Jane’s clock, according to
Jane = 2L/v

Joe’s clock, according to
Jane = (2L/v) / γ

__Joe's calculations__:

Jane
is in motion relative to Joe. Joe therefore calculates that Jane's structure is
foreshortened by a factor of 1/γ. Therefore the time elapsed while the entirety
of the structure passes twice will be (2L/v) / γ. Sure enough, Joe checks his
clock and sees that this is the case.

Working
out what Jane's clock will read is a little more complex.
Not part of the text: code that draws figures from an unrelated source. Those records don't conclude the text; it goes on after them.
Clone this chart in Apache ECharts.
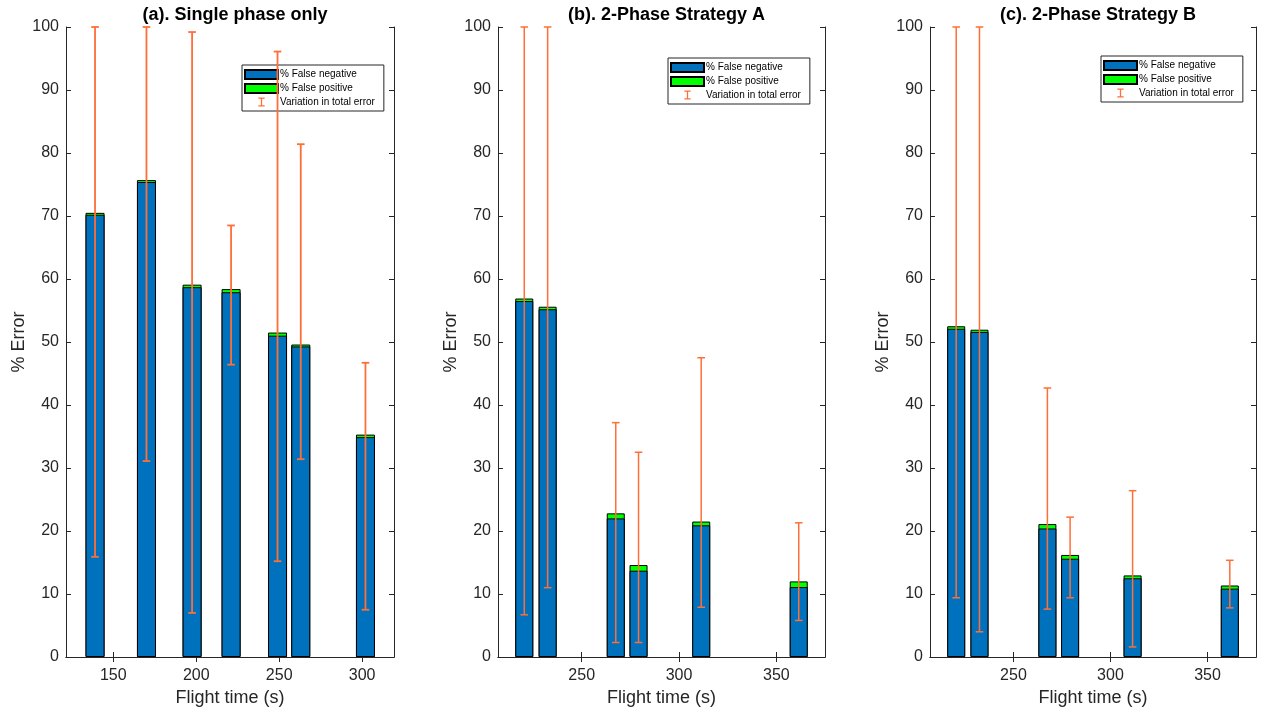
<!DOCTYPE html>
<html>
<head>
<meta charset="utf-8">
<script src="https://cdn.jsdelivr.net/npm/echarts@6/dist/echarts.min.js"></script>
<style>
html,body{margin:0;padding:0;background:#fff;}
#chart{width:1263px;height:713px;}
</style>
</head>
<body>
<div id="chart"></div>
<script>
// ---------- data ----------
const titles = ['(a). Single phase only', '(b). 2-Phase Strategy A', '(c). 2-Phase Strategy B'];
const seriesNames = ['% False negative', '% False positive', 'Variation in total error'];

const timesA = [139, 170, 197.5, 221, 249, 263, 302];
const fnA    = [70.2, 75.4, 58.7, 57.9, 51.0, 49.3, 34.9];
const fpA    = [0.3, 0.3, 0.4, 0.5, 0.5, 0.3, 0.4];
const lowA   = [15.9, 31.1, 7.0, 46.4, 15.2, 31.4, 7.5];
const highA  = [100, 100, 99.2, 68.5, 96.1, 81.4, 46.7];
const ticksA = [150, 200, 250, 300];

const timesB = [220.5, 232.5, 267.5, 279.2, 311.4, 361.5];
const fnB    = [56.5, 55.2, 22.0, 13.7, 20.9, 11.1];
const fpB    = [0.4, 0.4, 0.8, 0.9, 0.6, 0.9];
const lowB   = [6.7, 11.0, 2.3, 2.3, 7.9, 5.8];
const highB  = [100, 100, 37.2, 32.5, 47.5, 21.3];

const timesC = [220.5, 232.5, 267.5, 279.2, 311.4, 361.5];
const fnC    = [52.1, 51.6, 20.4, 15.6, 12.5, 10.85];
const fpC    = [0.4, 0.35, 0.7, 0.6, 0.45, 0.5];
const lowC   = [9.4, 4.0, 7.6, 9.4, 1.6, 7.8];
const highC  = [100, 100, 42.7, 22.2, 26.4, 15.35];
const ticksBC = [250, 300, 350];

// ---------- layout / style ----------
const FONT = "'Liberation Sans', Arial, Helvetica, sans-serif";
const AX = '#262626';
const BLUE = '#0072BD', GREEN = '#00FF00', ORANGE = '#FF6E37';

const panels = [
  {times: timesA, fn: fnA, fp: fpA, low: lowA, high: highA, ticks: ticksA,
   xmin: 121.5, xmax: 319.2, left: 66, width: 328, barW: 19, lw: 1.8,
   legLeft: 242, legTop: 65},
  {times: timesB, fn: fnB, fp: fpB, low: lowB, high: highB, ticks: ticksBC,
   xmin: 207, xmax: 375, left: 498, width: 327, barW: 18, lw: 1.5,
   legLeft: 668, legTop: 58},
  {times: timesC, fn: fnC, fp: fpC, low: lowC, high: highC, ticks: ticksBC,
   xmin: 207, xmax: 375, left: 930, width: 326, barW: 18, lw: 1.5,
   legLeft: 1101, legTop: 56}
];

const grid = [], xAxis = [], yAxis = [], series = [], title = [], legend = [];
const errIcon = 'path://M0,0H7V1.4H0Z M2.8,0H4.2V10H2.8Z M0,8.6H7V10H0Z';

panels.forEach((p, i) => {
  grid.push({left: p.left, top: 27, width: p.width, height: 630});
  title.push({
    text: titles[i], left: p.left + p.width / 2, top: 1, textAlign: 'center',
    textStyle: {fontFamily: FONT, fontSize: 18, fontWeight: 'bold', color: '#000'}
  });
  xAxis.push({
    type: 'value', gridIndex: i, min: p.xmin, max: p.xmax, position: 'bottom',
    name: 'Flight time (s)', nameLocation: 'middle', nameGap: 32,
    nameTextStyle: {fontFamily: FONT, fontSize: 18, color: AX},
    axisLine: {show: true, lineStyle: {color: AX, width: 1}},
    axisTick: {show: true, inside: true, length: 5, customValues: p.ticks, lineStyle: {color: AX}},
    axisLabel: {show: true, customValues: p.ticks, margin: 11, fontFamily: FONT, fontSize: 16, color: AX},
    splitLine: {show: false}
  });
  xAxis.push({
    type: 'value', gridIndex: i, min: p.xmin, max: p.xmax, position: 'top',
    axisLine: {show: true, lineStyle: {color: AX, width: 1}},
    axisTick: {show: true, inside: true, length: 5, customValues: p.ticks, lineStyle: {color: AX}},
    axisLabel: {show: false}, splitLine: {show: false}
  });
  yAxis.push({
    type: 'value', gridIndex: i, min: 0, max: 100, interval: 10, position: 'left',
    name: '% Error', nameLocation: 'middle', nameGap: 38,
    nameTextStyle: {fontFamily: FONT, fontSize: 18, color: AX},
    axisLine: {show: true, lineStyle: {color: AX, width: 1}},
    axisTick: {show: true, inside: true, length: 5, lineStyle: {color: AX}},
    axisLabel: {show: true, margin: 7, fontFamily: FONT, fontSize: 16, color: AX},
    splitLine: {show: false}
  });
  yAxis.push({
    type: 'value', gridIndex: i, min: 0, max: 100, interval: 10, position: 'right',
    axisLine: {show: true, lineStyle: {color: AX, width: 1}},
    axisTick: {show: true, inside: true, length: 5, lineStyle: {color: AX}},
    axisLabel: {show: false}, splitLine: {show: false}
  });

  const xi = i * 2, yi = i * 2;
  // total (FN + FP) drawn in green behind, FN drawn in blue on top -> stacked look
  series.push({
    name: seriesNames[1], type: 'bar', xAxisIndex: xi, yAxisIndex: yi,
    barWidth: p.barW, barGap: '-100%', z: 2,
    itemStyle: {color: GREEN, borderColor: '#000', borderWidth: 1},
    data: p.times.map((t, k) => [t, p.fn[k] + p.fp[k]]), silent: true
  });
  series.push({
    name: seriesNames[0], type: 'bar', xAxisIndex: xi, yAxisIndex: yi,
    barWidth: p.barW, barGap: '-100%', z: 3,
    itemStyle: {color: BLUE, borderColor: '#000', borderWidth: 1},
    data: p.times.map((t, k) => [t, p.fn[k]]), silent: true
  });
  const lw = p.lw;
  series.push({
    name: seriesNames[2], type: 'custom', xAxisIndex: xi, yAxisIndex: yi,
    itemStyle: {color: ORANGE}, z: 5, silent: true, clip: false,
    encode: {x: 0, y: [1, 2]},
    data: p.times.map((t, k) => [t, p.low[k], p.high[k]]),
    renderItem: function (params, api) {
      const x = api.value(0), lo = api.value(1), hi = api.value(2);
      const a = api.coord([x, lo]), b = api.coord([x, hi]);
      const w = 3.8;
      const st = {stroke: ORANGE, lineWidth: lw, fill: null};
      return {type: 'group', children: [
        {type: 'line', shape: {x1: a[0], y1: a[1], x2: b[0], y2: b[1]}, style: st},
        {type: 'line', shape: {x1: a[0] - w, y1: a[1], x2: a[0] + w, y2: a[1]}, style: st},
        {type: 'line', shape: {x1: b[0] - w, y1: b[1], x2: b[0] + w, y2: b[1]}, style: st}
      ]};
    }
  });

  legend.push({
    orient: 'vertical', left: p.legLeft, top: p.legTop,
    backgroundColor: '#fff', borderColor: AX, borderWidth: 1,
    padding: [4, 9, 4, 2], itemGap: 3, itemWidth: 33, itemHeight: 9,
    selectedMode: false,
    textStyle: {fontFamily: FONT, fontSize: 10, color: '#000', padding: [0, 0, 0, -3]},
    data: [
      {name: seriesNames[0], icon: 'rect'},
      {name: seriesNames[1], icon: 'rect'},
      {name: seriesNames[2], icon: errIcon, itemStyle: {color: ORANGE, borderWidth: 0}}
    ]
  });
});

const chart = echarts.init(document.getElementById('chart'), null, {renderer: 'canvas'});
chart.setOption({
  animation: false,
  backgroundColor: '#fff',
  title, legend, grid, xAxis, yAxis, series
});
</script>
</body>
</html>
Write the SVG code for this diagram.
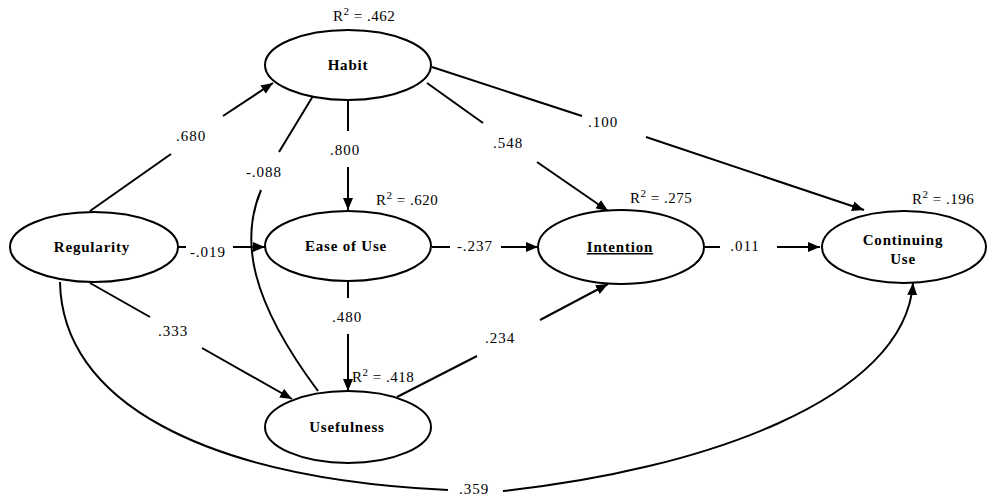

Joe knows that not
only is Jane's structure foreshortened, but that Jane's clocks will also run
slow by a factor of γ.

The
first period elapsed can therefore be calculated as follows (noting that Jane's
relative motion is in the same direction as the message from the beacon to Jane's
clocks):

t1 = γ.(γ.L/v + γ.L/(c-v))

= γ

^{2}.(L/v + L/(c-v))
= γ

^{2}.(L/v.(c^{2}-v^{2})/(c^{2}-v^{2}) + L(c+v)/(c^{2}-v^{2}))
= γ

^{2}.(c^{2}.L/v - Lv + Lc + Lv)/(c^{2}-v^{2})
= γ

^{2}.(c^{2}.L/v + Lc)/(c^{2}-v^{2})
but
since γ

^{2}= 1 - v^{2}/c^{2}= (c^{2}- v^{2})/c^{2},
t1 = (c

^{2}- v^{2})/c^{2}. (c^{2}.L/v + Lc)/(c^{2}-v^{2})
= (c

^{2}.L/v + Lc)/c^{2}
= L/v
+ L/c

The
same process can be used to calculate that the second period elapsed is (L/v - L/c).
The total time elapsed on Jane's clock, as calculated by Joe, will be 2L/v -
precisely the same as calculated by Jane and as shown on the clock labelled as
Jane’s.

Therefore:

Joe’s clock, according to
Joe = (2L/v) / γ

Jane’s clock, according to
Joe = 2L/v

If
both Jane and Joe agree about what the other’s clock should read, and this
agreement is confirmed by measurement, then there is no paradox.

I believe also that
my scenario demonstrates pretty conclusively that neither the acceleration nor the subsequent change to Jane’s inertial frame in Joe Wolfe’s scenario has a direct impact, since (in my scenario) there is no indication as to which
inertial frame changed.------------------------

Please note that Joe Wolfe clearly states that there is no paradox and nothing in this article should be taken as implying that he is a proponent of the Twin Paradox.